Given task: Take the material below and retype it in full; pictures are left out.
::::::
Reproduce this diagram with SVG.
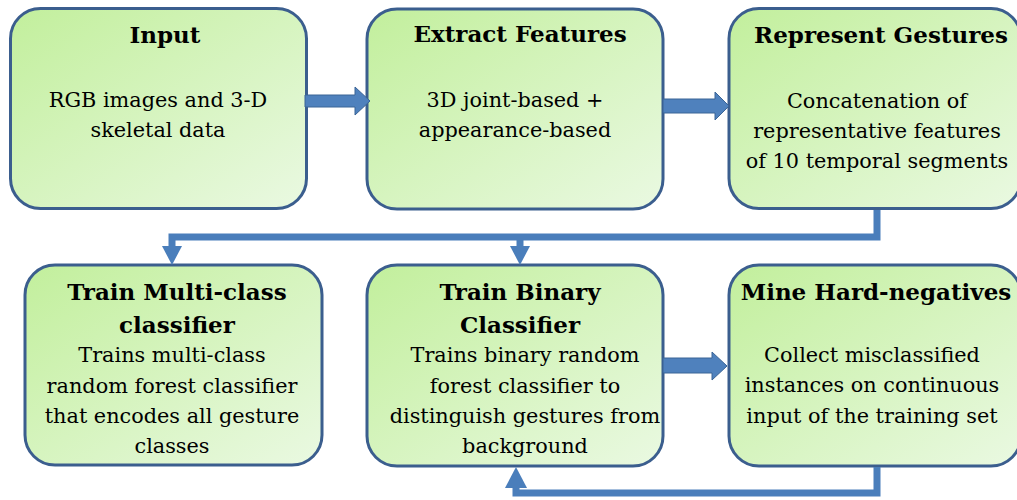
<svg xmlns="http://www.w3.org/2000/svg" width="1017" height="500" viewBox="0 0 1017 500">
<defs>
<linearGradient id="g" x1="0" y1="0" x2="1" y2="1">
<stop offset="0" stop-color="#C2EF9C"/>
<stop offset="1" stop-color="#EAF9E2"/>
</linearGradient>
<style>
.box{fill:url(#g);stroke:#3B5E8E;stroke-width:3}
.t{font-family:"DejaVu Serif","Liberation Serif",serif;font-weight:bold;font-size:23px;fill:#000;text-anchor:middle}
.b{font-family:"DejaVu Serif","Liberation Serif",serif;font-size:20.8px;fill:#000;text-anchor:middle}
.blk{fill:#4F81BD;stroke:#3A6496;stroke-width:1}
.ln{fill:none;stroke:#4A7EBB;stroke-width:7}
.hd{fill:#4A7EBB}
</style>
</defs>
<g id="input">
<rect class="box" x="10.5" y="8.5" width="296" height="200" rx="30"/>
<text class="t" x="165" y="43">Input</text>
<text class="b" x="158" y="107">RGB images and 3-D</text>
<text class="b" x="158" y="137">skeletal data</text>
</g>
<g id="extract">
<rect class="box" x="367" y="9" width="296" height="200" rx="30"/>
<text class="t" x="520" y="42">Extract Features</text>
<text class="b" x="515" y="107">3D joint-based +</text>
<text class="b" x="515" y="137">appearance-based</text>
</g>
<g id="represent">
<rect class="box" x="729" y="8.5" width="292" height="200" rx="30"/>
<text class="t" x="881" y="43">Represent Gestures</text>
<text class="b" x="877" y="108">Concatenation of</text>
<text class="b" x="877" y="138">representative features</text>
<text class="b" x="877" y="168">of 10 temporal segments</text>
</g>
<g id="multiclass">
<rect class="box" x="25" y="265" width="297" height="200" rx="30"/>
<text class="t" x="177" y="300">Train Multi-class</text>
<text class="t" x="177" y="333">classifier</text>
<text class="b" x="172" y="362">Trains multi-class</text>
<text class="b" x="172" y="393">random forest classifier</text>
<text class="b" x="172" y="423">that encodes all gesture</text>
<text class="b" x="172" y="453">classes</text>
</g>
<g id="binary">
<rect class="box" x="367" y="265" width="296" height="201" rx="30"/>
<text class="t" x="520" y="300">Train Binary</text>
<text class="t" x="520" y="333">Classifier</text>
<text class="b" x="525" y="362">Trains binary random</text>
<text class="b" x="525" y="393">forest classifier to</text>
<text class="b" x="525" y="423">distinguish gestures from</text>
<text class="b" x="525" y="453">background</text>
</g>
<g id="mine">
<rect class="box" x="729" y="265" width="292" height="201" rx="30"/>
<text class="t" x="876" y="300">Mine Hard-negatives</text>
<text class="b" x="872" y="362">Collect misclassified</text>
<text class="b" x="872" y="392">instances on continuous</text>
<text class="b" x="872" y="423">input of the training set</text>
</g>
<g id="connectors">
<polygon class="blk" points="305,95 355,95 355,87 370,101 355,115 355,107 305,107"/>
<polygon class="blk" points="663,99 715,99 715,92 729,106 715,120 715,113 663,113"/>
<polygon class="blk" points="663,358 712,358 712,352 727,366 712,380 712,373 663,373"/>
<polyline class="ln" points="877,210 877,237 172,237 172,248"/>
<polygon class="hd" points="162,246 182,246 172,265"/>
<line class="ln" x1="520" y1="237" x2="520" y2="248"/>
<polygon class="hd" points="510,246 530,246 520,265"/>
<polyline class="ln" points="877,467 877,493 516,493 516,486"/>
<polygon class="hd" points="505,488 527,488 516,467"/>
</g>
</svg>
::::::
Answer to this task:
Reproduce this diagram with SVG.
<svg xmlns="http://www.w3.org/2000/svg" width="1017" height="500" viewBox="0 0 1017 500">
<defs>
<linearGradient id="g" x1="0" y1="0" x2="1" y2="1">
<stop offset="0" stop-color="#C2EF9C"/>
<stop offset="1" stop-color="#EAF9E2"/>
</linearGradient>
<style>
.box{fill:url(#g);stroke:#3B5E8E;stroke-width:3}
.t{font-family:"DejaVu Serif","Liberation Serif",serif;font-weight:bold;font-size:23px;fill:#000;text-anchor:middle}
.b{font-family:"DejaVu Serif","Liberation Serif",serif;font-size:20.8px;fill:#000;text-anchor:middle}
.blk{fill:#4F81BD;stroke:#3A6496;stroke-width:1}
.ln{fill:none;stroke:#4A7EBB;stroke-width:7}
.hd{fill:#4A7EBB}
</style>
</defs>
<g id="input">
<rect class="box" x="10.5" y="8.5" width="296" height="200" rx="30"/>
<text class="t" x="165" y="43">Input</text>
<text class="b" x="158" y="107">RGB images and 3-D</text>
<text class="b" x="158" y="137">skeletal data</text>
</g>
<g id="extract">
<rect class="box" x="367" y="9" width="296" height="200" rx="30"/>
<text class="t" x="520" y="42">Extract Features</text>
<text class="b" x="515" y="107">3D joint-based +</text>
<text class="b" x="515" y="137">appearance-based</text>
</g>
<g id="represent">
<rect class="box" x="729" y="8.5" width="292" height="200" rx="30"/>
<text class="t" x="881" y="43">Represent Gestures</text>
<text class="b" x="877" y="108">Concatenation of</text>
<text class="b" x="877" y="138">representative features</text>
<text class="b" x="877" y="168">of 10 temporal segments</text>
</g>
<g id="multiclass">
<rect class="box" x="25" y="265" width="297" height="200" rx="30"/>
<text class="t" x="177" y="300">Train Multi-class</text>
<text class="t" x="177" y="333">classifier</text>
<text class="b" x="172" y="362">Trains multi-class</text>
<text class="b" x="172" y="393">random forest classifier</text>
<text class="b" x="172" y="423">that encodes all gesture</text>
<text class="b" x="172" y="453">classes</text>
</g>
<g id="binary">
<rect class="box" x="367" y="265" width="296" height="201" rx="30"/>
<text class="t" x="520" y="300">Train Binary</text>
<text class="t" x="520" y="333">Classifier</text>
<text class="b" x="525" y="362">Trains binary random</text>
<text class="b" x="525" y="393">forest classifier to</text>
<text class="b" x="525" y="423">distinguish gestures from</text>
<text class="b" x="525" y="453">background</text>
</g>
<g id="mine">
<rect class="box" x="729" y="265" width="292" height="201" rx="30"/>
<text class="t" x="876" y="300">Mine Hard-negatives</text>
<text class="b" x="872" y="362">Collect misclassified</text>
<text class="b" x="872" y="392">instances on continuous</text>
<text class="b" x="872" y="423">input of the training set</text>
</g>
<g id="connectors">
<polygon class="blk" points="305,95 355,95 355,87 370,101 355,115 355,107 305,107"/>
<polygon class="blk" points="663,99 715,99 715,92 729,106 715,120 715,113 663,113"/>
<polygon class="blk" points="663,358 712,358 712,352 727,366 712,380 712,373 663,373"/>
<polyline class="ln" points="877,210 877,237 172,237 172,248"/>
<polygon class="hd" points="162,246 182,246 172,265"/>
<line class="ln" x1="520" y1="237" x2="520" y2="248"/>
<polygon class="hd" points="510,246 530,246 520,265"/>
<polyline class="ln" points="877,467 877,493 516,493 516,486"/>
<polygon class="hd" points="505,488 527,488 516,467"/>
</g>
</svg>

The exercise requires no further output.